I have reached the stage now where I can afford to look back; in the crucible of trials from within and without, my soul has been refined, and I can raise my head like a flower after a storm and see how the words of the Psalm have been fulfilled in my case: “The Lord is my Shepherd and I shall want nothing. He hath made me to lie in pastures green and pleasant; He hath led me gently beside the waters; He hath led my soul without fatigue . . . Yea, though I should go down into the valley of the shadow of death, I will fear no evil, for Thou, O Lord, art with me.” (Cf. Ps. 22:1, 4).
Yes, “the Lord hath always been compassionate and gentle with me, slow to punish and full of mercy.” (Cf. Ps. 102:8). I feel really happy just to be able to tell you, Mother, of all the wonderful things He has done for me. Remember, I am writing for you alone the story of the little flower gathered by Jesus, and so I can speak unreservedly, not bothering about the style, nor about the digressions I shall make; a mother’s heart always understands, even when her child can do no more than lisp, so I am quite sure that you, who prepared my heart and offered it to Jesus, will certainly do so.

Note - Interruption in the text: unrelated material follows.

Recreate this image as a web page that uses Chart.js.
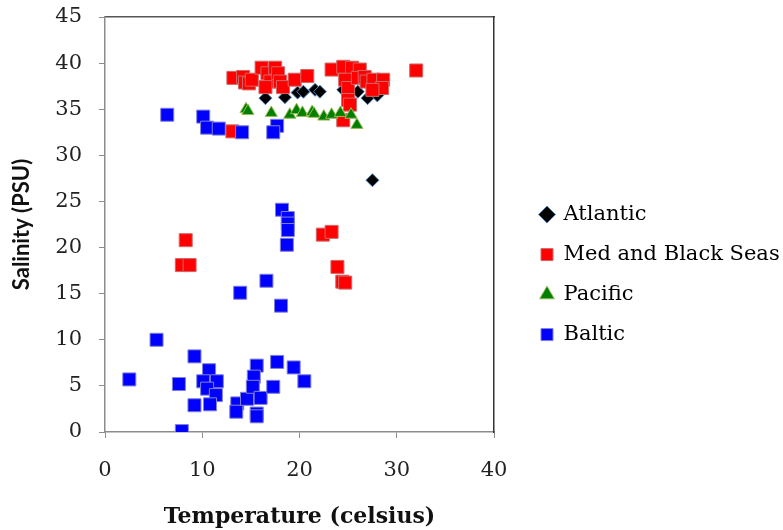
<!DOCTYPE html>
<html>
<head>
<meta charset="utf-8">
<title>Temperature vs salinity</title>
<script src="https://cdn.jsdelivr.net/npm/chart.js@4.4.1/dist/chart.umd.min.js"></script>
<style>
  html, body { margin: 0; padding: 0; background: #fff; }
  #wrap { width: 783px; height: 530px; }
</style>
</head>
<body>
<div id="wrap"><canvas id="tsChart" width="783" height="530"></canvas></div>
<script>
// Tick labels
const xTicks = [0, 10, 20, 30, 40];
const yTicks = [0, 5, 10, 15, 20, 25, 30, 35, 40, 45];

// Atlantic
const atlanticTemp = [16.5, 18.5, 19.8, 20.4, 21.6, 22.1, 24.5, 25.2, 26.0, 27.0, 28.0, 27.5];
const atlanticSal  = [36.2, 36.3, 36.8, 36.9, 37.1, 36.9, 37.1, 37.0, 36.9, 36.2, 36.5, 27.3];

// Med and Black Seas
const medTemp = [13.2, 14.2, 14.4, 14.8, 15.1, 16.1, 16.7, 17.0, 17.5, 17.8, 18.0, 16.5, 18.3, 19.5, 20.8,
                 23.3, 24.5, 25.4, 26.2, 24.7, 25.0, 26.0, 26.7, 26.9, 27.6, 28.6, 28.5, 27.5, 25.0, 25.2,
                 32.0, 24.5, 13.1, 8.3, 7.9, 8.7, 22.4, 23.3, 23.9, 24.4, 24.7];
const medSal  = [38.4, 38.5, 37.9, 37.8, 38.2, 39.5, 38.9, 38.0, 39.5, 38.9, 38.0, 37.4, 37.4, 38.2, 38.6,
                 39.3, 39.6, 39.5, 39.3, 38.2, 37.3, 38.4, 38.5, 38.0, 38.2, 38.2, 37.3, 37.1, 36.0, 35.5,
                 39.2, 33.8, 32.6, 20.8, 18.1, 18.1, 21.4, 21.7, 17.9, 16.3, 16.2];

// Pacific
const pacificTemp = [14.5, 14.7, 17.1, 19.0, 19.7, 20.3, 21.3, 21.5, 22.5, 23.3, 24.2, 25.3, 25.9];
const pacificSal  = [35.0, 34.8, 34.6, 34.4, 34.9, 34.6, 34.7, 34.5, 34.2, 34.4, 34.6, 34.4, 33.3];

// Baltic
const balticTemp = [6.4, 10.1, 10.5, 11.7, 14.1, 17.7, 17.3,
                    18.2, 18.8, 18.8, 18.8, 18.7, 16.6, 13.9, 18.1,
                    5.3, 9.2, 10.7, 2.5, 7.6, 10.1, 11.5, 10.5, 11.4, 9.2, 10.8, 13.6, 13.5, 14.6,
                    15.6, 15.3, 15.2, 16.0, 15.6, 15.6, 17.3, 17.7, 19.4, 20.5, 7.9];
const balticSal  = [34.4, 34.2, 33.0, 32.9, 32.5, 33.2, 32.5,
                    24.1, 23.2, 22.6, 21.9, 20.3, 16.4, 15.1, 13.7,
                    10.0, 8.2, 6.7, 5.7, 5.2, 5.5, 5.5, 4.7, 4.0, 2.9, 3.0, 3.1, 2.2, 3.6,
                    7.2, 6.0, 4.9, 3.7, 2.0, 1.7, 4.9, 7.6, 7.0, 5.5, 0.1];

function toPoints(xs, ys) {
    return xs.map((x, i) => ({ x: x, y: ys[i] }));
}

const serif = "'DejaVu Serif', 'Liberation Serif', serif";

// Function to build the scatter chart
function createSalinityChart() {
    const ctx = document.getElementById('tsChart').getContext('2d');
    new Chart(ctx, {
        type: 'scatter',
        data: {
            datasets: [
                {
                    label: 'Atlantic',
                    data: toPoints(atlanticTemp, atlanticSal),
                    pointStyle: 'rectRot',
                    pointRadius: 6.5,
                    backgroundColor: '#000000',
                    borderColor: '#4F81BD',
                    borderWidth: 1,
                    order: 4
                },
                {
                    label: 'Med and Black Seas',
                    data: toPoints(medTemp, medSal),
                    pointStyle: 'rect',
                    pointRadius: 9.2,
                    backgroundColor: '#FF0000',
                    borderColor: '#D06868',
                    borderWidth: 1,
                    order: 3
                },
                {
                    label: 'Pacific',
                    data: toPoints(pacificTemp, pacificSal),
                    pointStyle: 'triangle',
                    pointRadius: 7,
                    backgroundColor: '#008000',
                    borderColor: '#9BBB59',
                    borderWidth: 1,
                    order: 2
                },
                {
                    label: 'Baltic',
                    data: toPoints(balticTemp, balticSal),
                    pointStyle: 'rect',
                    pointRadius: 9.2,
                    backgroundColor: '#0000FF',
                    borderColor: '#8080D8',
                    borderWidth: 1,
                    order: 1
                }
            ]
        },
        options: {
            responsive: false,
            animation: false,
            layout: { padding: 0 },
            plugins: {
                tooltip: { enabled: false },
                legend: {
                    position: 'right',
                    align: 'center',
                    maxWidth: 261,
                    title: { display: true, text: ' ', padding: 0, font: { size: 16 } },
                    labels: {
                        usePointStyle: true,
                        boxWidth: 12,
                        boxHeight: 12,
                        padding: 19,
                        color: '#000',
                        font: { family: serif, size: 21 },
                        sort: (a, b) => a.datasetIndex - b.datasetIndex
                    }
                }
            },
            scales: {
                x: {
                    type: 'linear',
                    position: 'bottom',
                    min: 0,
                    max: 40,
                    afterBuildTicks: s => { s.ticks = xTicks.map(v => ({ value: v })); },
                    afterFit: s => { s.height = 98; s.paddingLeft = 0; s.paddingRight = 0; },
                    grid: { drawOnChartArea: false, drawTicks: true, tickLength: 6, color: '#8c8c8c' },
                    border: { color: '#8c8c8c', width: 1.5 },
                    ticks: { color: '#222', padding: 20, font: { family: serif, size: 21 } },
                    title: {
                        display: true,
                        text: 'Temperature (celsius)',
                        color: '#111',
                        padding: { top: 4, bottom: 0 },
                        font: { family: serif, size: 22, weight: 'bold' }
                    }
                },
                x2: {
                    type: 'linear',
                    position: 'top',
                    afterFit: s => { s.height = 17; },
                    grid: { display: false },
                    ticks: { display: false },
                    border: { display: true, color: '#555', width: 1.5 }
                },
                y: {
                    type: 'linear',
                    position: 'left',
                    min: 0,
                    max: 45,
                    afterBuildTicks: s => { s.ticks = yTicks.map(v => ({ value: v })); },
                    afterFit: s => { s.width = 105; s.paddingTop = 0; s.paddingBottom = 0; },
                    grid: { drawOnChartArea: false, drawTicks: true, tickLength: 6, color: '#8c8c8c' },
                    border: { color: '#8c8c8c', width: 1.5 },
                    ticks: { color: '#222', padding: 17, font: { family: serif, size: 21 } },
                    title: {
                        display: true,
                        text: 'Salinity (PSU)',
                        color: '#111',
                        padding: { top: 9, bottom: 0 },
                        font: { family: "Lato, 'Open Sans', sans-serif", size: 22, weight: 'bold' }
                    }
                },
                y2: {
                    type: 'linear',
                    position: 'right',
                    afterFit: s => { s.width = 28; },
                    grid: { display: false },
                    ticks: { display: false },
                    border: { display: true, color: '#333', width: 1.5 }
                }
            }
        }
    });
}

createSalinityChart();
</script>
</body>
</html>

If a little flower could talk, it seems to me it would say what God has done for it quite simply and without concealment. It would not try to be humble by saying it was unattractive and without scent, that the sun had destroyed its freshness or the wind its stem, when all the time it knew it was quite the opposite.
This flower, in telling her story, is happy to make known all the gifts that Jesus has given her. She knows quite well that He could not have been attracted by anything she had of her own. Purely out of mercy He gave these gifts. It was He who caused her to be born on soil which had been abundantly blessed, where eight radiant lilies already bloomed, where the fragrance of purity was ever about her. In His love, He wished to preserve her from the world’s foul breath, and her petals were scarcely open when He transplanted her to the mountain of Carmel, to Mary’s garden of delight.